Venezuela and the United States have clashed repeatedly at the Organization of American States (OAS) and other regional institutions. Last November, when President Bush and the hemisphere's 33 other elected presidents and prime ministers traveled to Mar del Plata, Argentina, for the fourth Summit of the Americas, violent anti-American demonstrators filled the streets. Chávez was the only head of state to join the protests (although his ally and Bolivian presidential candidate Morales joined him). His raging polemics fired up the crowds and revealed once again his political reach and popularity in the region. Although the other national leaders largely ignored him, the world press gave ample coverage to his antics.
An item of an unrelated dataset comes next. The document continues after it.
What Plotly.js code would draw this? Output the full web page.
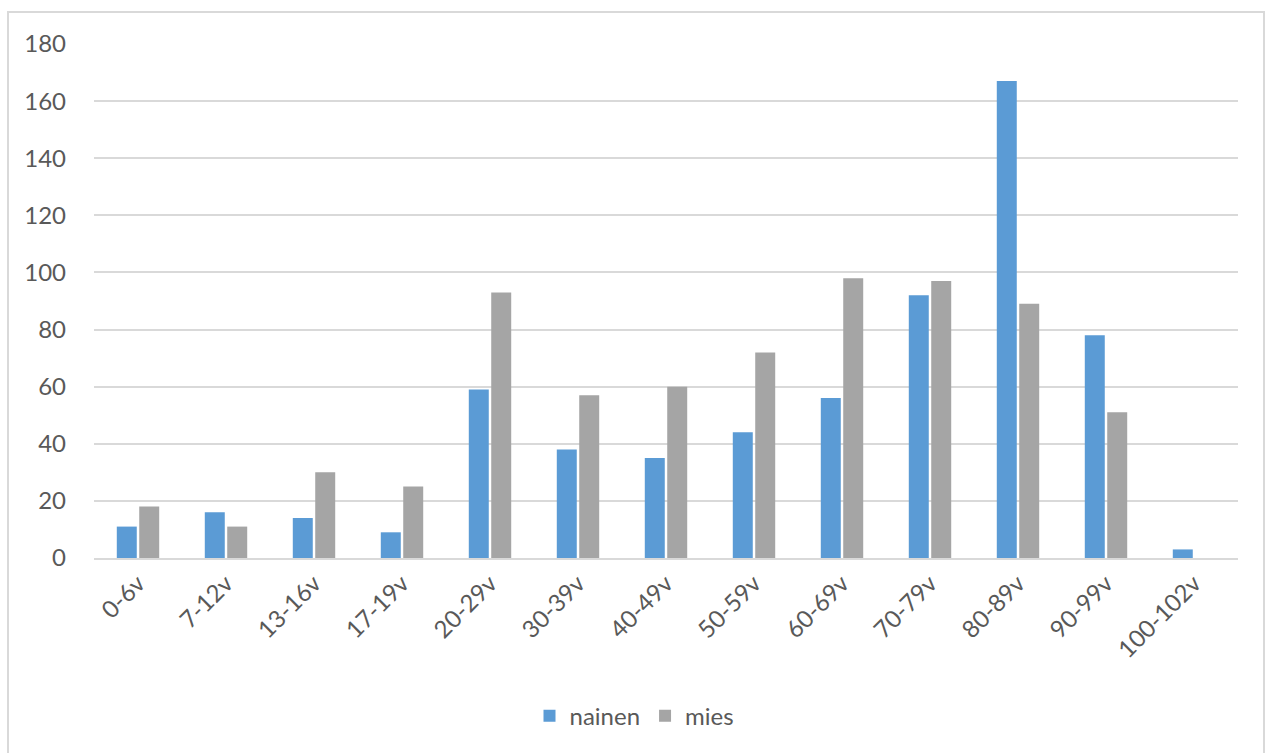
<!DOCTYPE html>
<html>
<head>
<meta charset="utf-8">
<script src="https://cdn.plot.ly/plotly-3.0.1.min.js"></script>
<style>
  html, body { margin: 0; padding: 0; background: #fff; }
  #frame { position: absolute; left: 7px; top: 11px; width: 1258px; height: 760px; border: 2px solid #D9D9D9; box-sizing: border-box; }
  #chart { position: absolute; left: 0; top: 0; width: 1269px; height: 753px; }
</style>
</head>
<body>
<div id="frame"></div>
<div id="chart"></div>
<script>
const categories = ["0-6v", "7-12v", "13-16v", "17-19v", "20-29v", "30-39v", "40-49v", "50-59v", "60-69v", "70-79v", "80-89v", "90-99v", "100-102v"];
const nainen = [11, 16, 14, 9, 59, 38, 35, 44, 56, 92, 167, 78, 3];
const mies = [18, 11, 30, 25, 93, 57, 60, 72, 98, 97, 89, 51, 0];
const yTicks = [0, 20, 40, 60, 80, 100, 120, 140, 160, 180];

const font = "Lato, 'Open Sans', sans-serif";
const data = [
  { type: "bar", name: "nainen", x: categories, y: nainen, marker: { color: "#5B9BD5" }, hoverinfo: "x+y+name" },
  { type: "bar", name: "mies", x: categories, y: mies, marker: { color: "#A5A5A5" }, hoverinfo: "x+y+name" }
];
const layout = {
  width: 1269, height: 753,
  paper_bgcolor: "rgba(0,0,0,0)", plot_bgcolor: "rgba(0,0,0,0)",
  margin: { l: 94, r: 31, t: 44, b: 195 },
  barmode: "group", bargap: 0.49, bargroupgap: 0.11,
  font: { family: font, size: 24, color: "#595959" },
  xaxis: {
    type: "category", tickangle: -45, showgrid: false, zeroline: false,
    showline: true, linecolor: "#D9D9D9", linewidth: 2,
    ticks: "", ticklen: 0, tickfont: { size: 24, color: "#595959" }, automargin: false
  },
  yaxis: {
    range: [0, 180], tickvals: yTicks, showgrid: true, gridcolor: "#D9D9D9", gridwidth: 2,
    zeroline: false, showline: false, ticks: "", ticklabelstandoff: 27,
    tickfont: { size: 24, color: "#595959" }, automargin: false
  },
  showlegend: true,
  legend: {
    orientation: "h", x: 0.5, xanchor: "center", xref: "container",
    y: 0.049, yanchor: "middle", yref: "container",
    font: { size: 24, color: "#595959" }, itemwidth: 30, traceorder: "normal"
  }
};
Plotly.newPlot("chart", data, layout, { displayModeBar: false, staticPlot: true });
</script>
</body>
</html>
Washington is galled that no government in Latin America has yet been willing to help it challenge Chávez. Even governments closely associated with Washington have some sympathy for the Venezuelan leader's anti-Bush, anti-American polemics. Although from time to time Brazil has helped restrain Chávez, President Luiz Inácio Lula da Silva, a staunch democrat, said in the fall of 2005 that Venezuela suffered from an excess, not a lack, of democracy. At last year's meeting of the OAS General Assembly, Latin American diplomats rebuffed a U.S. proposal to establish a committee to monitor democracy in Latin America, which was seen as a U.S. effort to put a spotlight on Chávez's democratic failings. Many regional governments are unhappy with Chávez and his policies, but they are unwilling to risk their commercial and financial relationships with Venezuela or pay the domestic political costs of opposing him.